The Whorstocke (boundary post) stood at the junction of Warstock
Road and Lane. Thence the bound and its perambulators went in a
straight line, a negotiated bound a half a mile south-south-east
to 'a cross on Highters Heath'. The school named after the district
straddles the boundary; an oak-lined path to its rear entrance is
the perambulation track, which has been obliterated by modern streets
therefrom. Both manors were taken into Greater Birmingham in 1912,
so that their bounds then ceased to have any significance and the
buildings between the wars ignored them.
Three lordships met at the cross, which today is the junction of
Prince of Wales Lane and Gorleston Road. There the Solihull parishioners
greeted the Yardleians and the Nortonians took their leave - having
sworn on oath as to the correctness of the 'meares'. The 'cross'
may have been no more than a crossing of tracks, as shown on the
first O. S. map, but it could have been a timber preaching cross,
possibly erected in thanksgiving for the royal clemency 0f 1339.
From earliest times the tenants of the three manors had enjoyed
inter-common rights in this patchilly-wooded area; the cross was
a convenient meeting-place for the settlement of disputes and exchange
of strayed beasts. Close nearby Yardley Wood Brook rose; the bound
followed it down the 'gullet' which separated the manors' woods
(and the shires), and through another 'launde' towards Bach Mill.
Modern housing and the Stratford Canal have obliterated the upper
reaches of the brook and its tributaries, but it appears east of
the embankment and runs through open land, a vestige of Yardley
Wood Common to the north now threatened be development, to the Priory
Mill Pool, thence down the mill's head and tail races to the Cole.

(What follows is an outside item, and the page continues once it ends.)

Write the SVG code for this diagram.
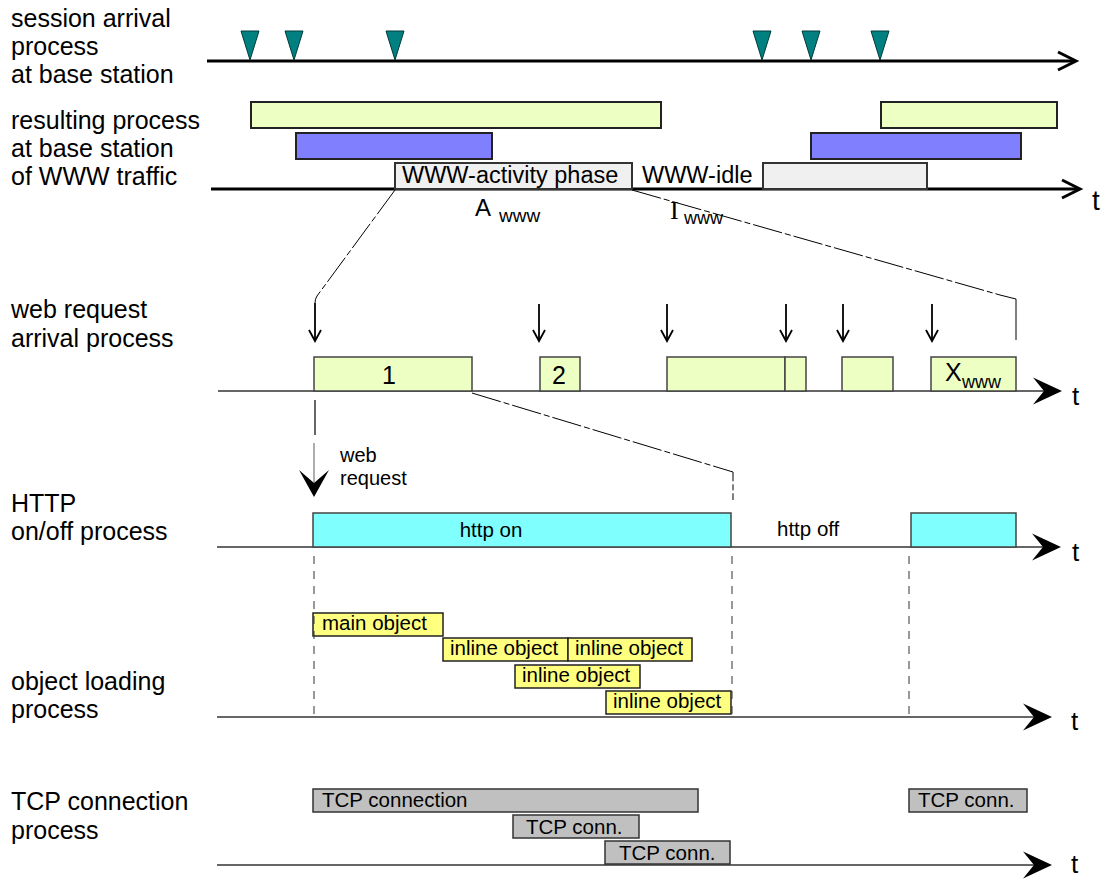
<svg xmlns="http://www.w3.org/2000/svg" width="1104" height="879" viewBox="0 0 1104 879">
<defs>
<style>
text{font-family:"Liberation Sans",Arial,Helvetica,sans-serif;fill:#000}
.lbl{font-size:25px}
.tri{fill:#008080;stroke:#003a3a;stroke-width:1}
.gTop{fill:#EEFFC4;stroke:#222;stroke-width:2}
.bTop{fill:#8080FF;stroke:#222;stroke-width:2}
.wTop{fill:#F0F0F0;stroke:#333;stroke-width:2}
.gReq{fill:#EEFFC4;stroke:#444;stroke-width:1.5}
.cyan{fill:#80FFFF;stroke:#444;stroke-width:1.5}
.yel{fill:#FFFF80;stroke:#222;stroke-width:1.5}
.tcp{fill:#C0C0C0;stroke:#333;stroke-width:1.5}
.axT{stroke:#000;stroke-width:3;fill:none}
.ax{stroke:#333;stroke-width:1.5;fill:none}
.dash{stroke:#000;stroke-width:1;fill:none;stroke-dasharray:30 3 6 3}
.vdash{stroke:#333;stroke-width:1;fill:none;stroke-dasharray:8 7}
.arr{stroke:#000;stroke-width:1.8;fill:none}
.t{font-size:26px}
.bt{font-size:20.5px}
.big{font-size:23.5px}
.sub{font-size:19px}
.capA{font-size:24px}
.capI{font-size:26px;font-family:"Liberation Serif","Times New Roman",serif}
</style>
<path id="ah" d="M0,0 L-29,-13.5 L-18,0 L-29,13.5 Z" fill="#000"/>
<path id="tri" d="M-9,0 L9,0 L0,29 Z"/>
</defs>
<rect width="1104" height="879" fill="#fff"/>

<!-- left labels -->
<g id="labels">
<text class="lbl" x="11" y="27">session arrival</text>
<text class="lbl" x="11" y="55">process</text>
<text class="lbl" x="11" y="83">at base station</text>
<text class="lbl" x="11" y="129">resulting process</text>
<text class="lbl" x="11" y="157">at base station</text>
<text class="lbl" x="11" y="185">of WWW traffic</text>
<text class="lbl" x="11" y="318">web request</text>
<text class="lbl" x="11" y="347">arrival process</text>
<text class="lbl" x="11" y="512">HTTP</text>
<text class="lbl" x="11" y="540">on/off process</text>
<text class="lbl" x="11" y="690">object loading</text>
<text class="lbl" x="11" y="718">process</text>
<text class="lbl" x="11" y="810">TCP connection</text>
<text class="lbl" x="11" y="839">process</text>
</g>

<!-- axes -->
<g id="axes">
<line class="axT" x1="207" y1="61" x2="1075" y2="61"/>
<polyline class="axT" points="1058,52 1076,61 1058,70"/>
<line class="axT" x1="211" y1="189" x2="1079" y2="189"/>
<polyline class="axT" points="1062,180 1080,189 1062,198"/>
<text x="1092" y="210" style="font-size:28px">t</text>
<line class="ax" x1="218" y1="391" x2="1050" y2="391"/>
<use href="#ah" x="1062" y="391"/>
<text class="t" x="1072" y="405">t</text>
<line class="ax" x1="217" y1="547" x2="1050" y2="547"/>
<use href="#ah" x="1061" y="547"/>
<text class="t" x="1072" y="561">t</text>
<line class="ax" x1="217" y1="717" x2="1040" y2="717"/>
<use href="#ah" x="1052" y="717"/>
<text class="t" x="1071" y="730">t</text>
<line class="ax" x1="217" y1="865" x2="1040" y2="865"/>
<use href="#ah" x="1052" y="865"/>
<text class="t" x="1071" y="873">t</text>
</g>

<!-- session arrivals -->
<g id="sessions" class="tri">
<use href="#tri" x="250" y="31"/>
<use href="#tri" x="294" y="31"/>
<use href="#tri" x="395" y="31"/>
<use href="#tri" x="762" y="31"/>
<use href="#tri" x="811" y="31"/>
<use href="#tri" x="880" y="31"/>
</g>

<!-- resulting process -->
<g id="session1"><rect class="gTop" x="251" y="102" width="410" height="26"/></g>
<g id="session2"><rect class="gTop" x="881" y="102" width="176" height="26"/></g>
<g id="session3"><rect class="bTop" x="296" y="133" width="196" height="26"/></g>
<g id="session4"><rect class="bTop" x="811" y="133" width="210" height="26"/></g>
<g id="activity1">
<rect class="wTop" x="395" y="163" width="237" height="26"/>
<text class="big" x="402" y="183">WWW-activity phase</text>
</g>
<g id="idle"><text class="big" x="642" y="183">WWW-idle</text></g>
<g id="activity2"><rect class="wTop" x="763" y="163" width="164" height="26"/></g>
<g id="Awww">
<text class="capA" x="475" y="216">A</text>
<text class="sub" x="499" y="222">www</text>
</g>
<g id="Iwww">
<text class="capI" x="670" y="219">I</text>
<text x="684" y="224" style="font-size:18px">www</text>
</g>

<!-- web requests -->
<g id="req1"><rect class="gReq" x="314" y="357" width="158" height="34"/><text x="389" y="384" style="font-size:25px" text-anchor="middle">1</text></g>
<g id="req2"><rect class="gReq" x="540" y="357" width="40" height="34"/><text x="559" y="384" style="font-size:25px" text-anchor="middle">2</text></g>
<g id="req3"><rect class="gReq" x="667" y="357" width="118" height="34"/></g>
<g id="req4"><rect class="gReq" x="785" y="357" width="21" height="34"/></g>
<g id="req5"><rect class="gReq" x="842" y="357" width="51" height="34"/></g>
<g id="req6"><rect class="gReq" x="931" y="357" width="85" height="34"/>
<text x="945" y="381" style="font-size:25px">X</text>
<text x="962" y="388" style="font-size:18px">www</text>
</g>

<!-- http -->
<g id="httpOn"><rect class="cyan" x="313" y="513" width="418" height="34"/><text x="491" y="537" class="bt" text-anchor="middle">http on</text></g>
<g id="httpOff"><text x="777" y="536" class="bt">http off</text></g>
<g id="httpOn2"><rect class="cyan" x="911" y="513" width="105" height="34"/></g>

<!-- objects -->
<g id="obj1"><rect class="yel" x="313" y="613" width="130" height="23"/><text x="322" y="630" class="bt">main object</text></g>
<g id="obj2"><rect class="yel" x="443" y="638" width="125" height="23"/><text x="450" y="655" class="bt">inline object</text></g>
<g id="obj3"><rect class="yel" x="568" y="638" width="124" height="23"/><text x="575" y="655" class="bt">inline object</text></g>
<g id="obj4"><rect class="yel" x="515" y="665" width="125" height="23"/><text x="522" y="682" class="bt">inline object</text></g>
<g id="obj5"><rect class="yel" x="606" y="691" width="125" height="23"/><text x="613" y="708" class="bt">inline object</text></g>

<!-- tcp -->
<g id="tcp1"><rect class="tcp" x="313" y="789" width="385" height="23"/><text x="322" y="807" class="bt">TCP connection</text></g>
<g id="tcp2"><rect class="tcp" x="513" y="815" width="126" height="23"/><text x="526" y="834" class="bt">TCP conn.</text></g>
<g id="tcp3"><rect class="tcp" x="605" y="841" width="125" height="23"/><text x="619" y="860" class="bt">TCP conn.</text></g>
<g id="tcp4"><rect class="tcp" x="909" y="789" width="118" height="23"/><text x="918" y="807" class="bt">TCP conn.</text></g>

<!-- connectors -->
<g id="connectors">
<path class="dash" d="M395,190 L317,296 Q315,299 315,303"/>
<path class="dash" d="M632,190 L1000,295 L1016,299"/>
<line x1="1016" y1="299" x2="1016" y2="340" stroke="#000" stroke-width="1"/>
<path class="dash" d="M472,393 L733,472 L733,500"/>
<g class="arr">
<line x1="315" y1="303" x2="315" y2="341"/><polyline points="309,330 315,341 321,330"/>
<line x1="539" y1="304" x2="539" y2="341"/><polyline points="533,330 539,341 545,330"/>
<line x1="667" y1="304" x2="667" y2="341"/><polyline points="661,330 667,341 673,330"/>
<line x1="786" y1="304" x2="786" y2="341"/><polyline points="780,330 786,341 792,330"/>
<line x1="843" y1="304" x2="843" y2="341"/><polyline points="837,330 843,341 849,330"/>
<line x1="932" y1="304" x2="932" y2="341"/><polyline points="926,330 932,341 938,330"/>
</g>
<line x1="315" y1="400" x2="315" y2="435" stroke="#000" stroke-width="1.2"/>
<line x1="314" y1="443" x2="314" y2="485" stroke="#777" stroke-width="1.2"/>
<polygon points="314,497 299,470 314,483 329,470" fill="#000"/>
<text x="340" y="462" style="font-size:20px">web</text>
<text x="340" y="485" style="font-size:20px">request</text>
<line class="vdash" x1="314" y1="556" x2="314" y2="716"/>
<line class="vdash" x1="732" y1="556" x2="732" y2="716"/>
<line class="vdash" x1="909" y1="556" x2="909" y2="716"/>
</g>
</svg>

When the tailrace was lengthened northward, probably in the early
C 19th, the boundary went with it. The medieval priory, a small
building south of the pool, was in Solihull Lodge. East from the
Cole the Shirley Brook was ascended, with Finchalls, Radmore, and
Conygre on the Yardley side. They were well-named, after heath,
a marsh, and a sandy slope respectively. Although it was recorded
in neither presentment, there was a mill on Shirley Brook, the bed
of whose pool is still traceable today between the gardens of Watwood
and Geoffrey Roads.
The brook is culverted beneath the North Warks. Line embankment,
but visible above; nor far from its source on Sandy Hill the boundary
left it to go due north to Stratford Road, 'the highway to Henley'.
The brook runs between Blythford Road and Sandy Hill / Stonor Roads.
Houses block the perambulation track on the south side of the highway,
but beyond it the Bridle Path is still a right of way. From Highters
Heath to Stratford Road the ancient shire and manor bound is unchanged,
but now it separates the Metropolitan Districts of Birmingham and
Solihull, both in the County of West Midlands.